You can interpret the differential 2-form $dz_1 \wedge dz_2$ on $\mathbb{C}^2$ also as a 1-form on $\mathbb{C}^2$ with value in $T^*\mathbb{C}^2$. As such, you would be able to integrate such a form on 1-submanifolds in order to get a 0-form on $\mathbb{C}^2$ with value in $T^*\mathbb{C}^2$, i.e. a usual 1-form.
(To get a sense of what this means, recall from calculus classes the integration of the velocity vector in order to get the displacement of a point particle. How did you defined such an integration, if not as the 'usual' Riemann integration of a vector-valued function instead of a scalar one? Here, over the point $q \in \mathbb{C}^2$, the 1-form takes value in the vector space $T^*_q \mathbb{C}^2 \simeq \mathbb{C}^2 \simeq \mathbb{R}^4$, so the integration of such a 1-form is not so very different from integration in calculus.)

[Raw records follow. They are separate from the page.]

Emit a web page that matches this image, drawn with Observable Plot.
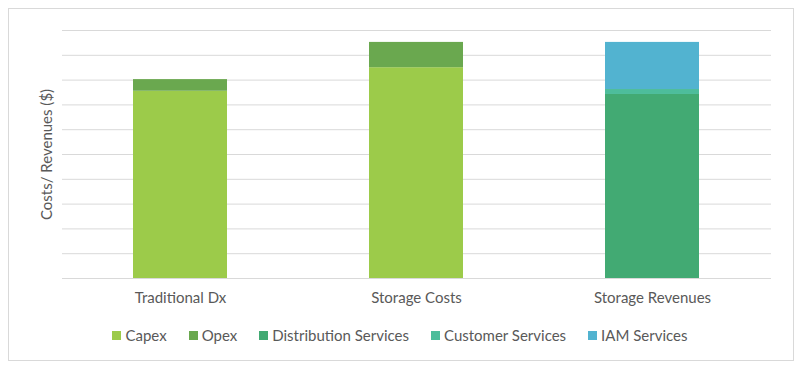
<!DOCTYPE html>
<html>
<head>
<meta charset="utf-8">
<script src="https://cdn.jsdelivr.net/npm/d3@7"></script>
<script src="https://cdn.jsdelivr.net/npm/@observablehq/plot@0.6"></script>
<style>
  html, body { margin: 0; padding: 0; background: #fff; }
  #wrap { position: relative; width: 800px; height: 368px; font-family: Lato, "Open Sans", sans-serif; color: #595959; }
  #frame { position: absolute; left: 8px; top: 8px; width: 786px; height: 353px; border: 1px solid #d9d9d9; box-sizing: border-box; }
  #chart { position: absolute; left: 0; top: 0; }
  #legend { position: absolute; left: 0; width: 800px; top: 326px; display: flex; justify-content: center; gap: 22px; font-size: 15px; }
  #legend .item { display: flex; align-items: center; gap: 4px; }
  #legend .sw { width: 9px; height: 9px; display: inline-block; }
</style>
</head>
<body>
<div id="wrap">
  <div id="frame"></div>
  <div id="chart"></div>
  <div id="legend"></div>
</div>
<script>
const categories = ["Traditional Dx", "Storage Costs", "Storage Revenues"];
const seriesNames = ["Capex", "Opex", "Distribution Services", "Customer Services", "IAM Services"];
const seriesColors = ["#9ccb4a", "#6aa84f", "#42aa73", "#4dbd9b", "#52b3d0"];
const capex = [7.55, 8.5, 0];
const opex = [0.47, 1.02, 0];
const distribution = [0, 0, 7.42];
const customer = [0, 0, 0.2];
const iam = [0, 0, 1.9];
const gridValues = [0, 1, 2, 3, 4, 5, 6, 7, 8, 9, 10];
const yLabel = "Costs/ Revenues ($)";

const seriesValues = [capex, opex, distribution, customer, iam];
const rows = [];
seriesNames.forEach((s, i) => {
  categories.forEach((c, j) => {
    const v = seriesValues[i][j];
    if (v > 0) rows.push({category: c, series: s, value: v});
  });
});

const plot = Plot.plot({
  width: 800,
  height: 312,
  marginLeft: 62,
  marginRight: 29,
  marginTop: 30,
  marginBottom: 34,
  style: {fontFamily: "Lato, 'Open Sans', sans-serif", fontSize: "15px", color: "#595959", background: "transparent"},
  x: {domain: categories, paddingInner: 0.6, paddingOuter: 0.3, label: null},
  y: {domain: [0, 10], label: null},
  color: {domain: seriesNames, range: seriesColors},
  marks: [
    Plot.ruleY(gridValues, {stroke: "#d9d9d9", strokeWidth: 1}),
    Plot.barY(rows, {x: "category", y: "value", fill: "series", order: seriesNames}),
    Plot.axisX({tickSize: 0, tickPadding: 14, fill: "#595959", fontSize: 15}),
    Plot.axisY({ticks: [], label: null}),
    Plot.text([yLabel], {frameAnchor: "left", textAnchor: "middle", rotate: -90, dx: -15, fill: "#595959", fontSize: 15})
  ]
});
document.getElementById("chart").appendChild(plot);

const legend = document.getElementById("legend");
seriesNames.forEach((s, i) => {
  const item = document.createElement("div");
  item.className = "item";
  const sw = document.createElement("span");
  sw.className = "sw";
  sw.style.background = seriesColors[i];
  const t = document.createElement("span");
  t.textContent = s;
  item.appendChild(sw);
  item.appendChild(t);
  legend.appendChild(item);
});
</script>
</body>
</html>
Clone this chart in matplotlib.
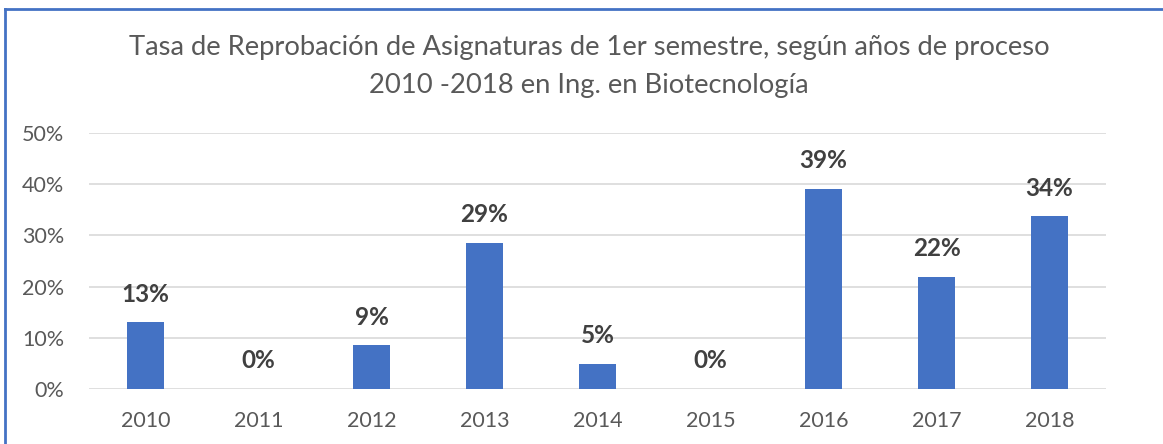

Somewhat put differently, imagine you were to integrate $dz_1 \wedge dz_2$ over the 2-manifold $\gamma_1 \times \gamma_2$ where $\gamma_j \subset [z_j=0]$. In practice, you would compute this integral through two iterated integrals, first performing the integration over each slice $\gamma_1 \times \{p\}$ with $p \in \gamma_2$, then the integral over $\gamma_2$. In some respect, your question concerns the meaning of the first of the two iterated integrals. Since the end result has to be a scalar, the integrand of the second of the two iterated integrals has to be a 1-form on $\gamma_2$. This suggests that the result of integrating the 2-form over each slice is a 1-form. In the present case, since the form $dz_2$ does not depends on $p \in \gamma_2$, you can give a well-defined meaning to your integral (as the value of the integral over any slice), and the result is indeed $dz_2$.
This explanation was more about integration the form $dz_1 \wedge dz_2$ over a curve $\gamma_1 \subset [z_1=0]$, but this is not what your question is about.
Nevertheless, one can still interpret $(1/z_1) dz_1 \wedge dz_2$ (mind the difference with what is written in the question; is it a typo?) as a 1-form over $\mathbb{C}^2 \setminus [z_1 = 0]$ taking value in $T^*\mathbb{C}^2$ (the specific value being $dz_2$). Let $\gamma$ be a closed curve around the plane $[z_1 = 0]$. By (a somewhat generalized) Stokes theorem, we can assume that $\gamma \subset [z_2 = 0]$. In this case, the 'intuitive' explanation I gave tells us more easily that the integral is $((2\pi i)^{-1} \oint_{\gamma} z_1^{-1}dz_1) \wedge dz_2 = dz_2$.
The book Principles of Algebraic Geometry by Griffiths and Harris discusses differential forms with value in more general vector spaces (and vector bundles). This is also applied to complex calculus in higher dimension. The book Differential Forms in Algebraic Topology by Bott and Tu discusses 'fiber integration', where one integrates a $k$-differential form over a $l$-submanifold with $l \le k$ to get a $(k-l)$-differential form with value in the appropriate space.
These references are possibly too technical for your needs, so I preferred to give an informal answer here.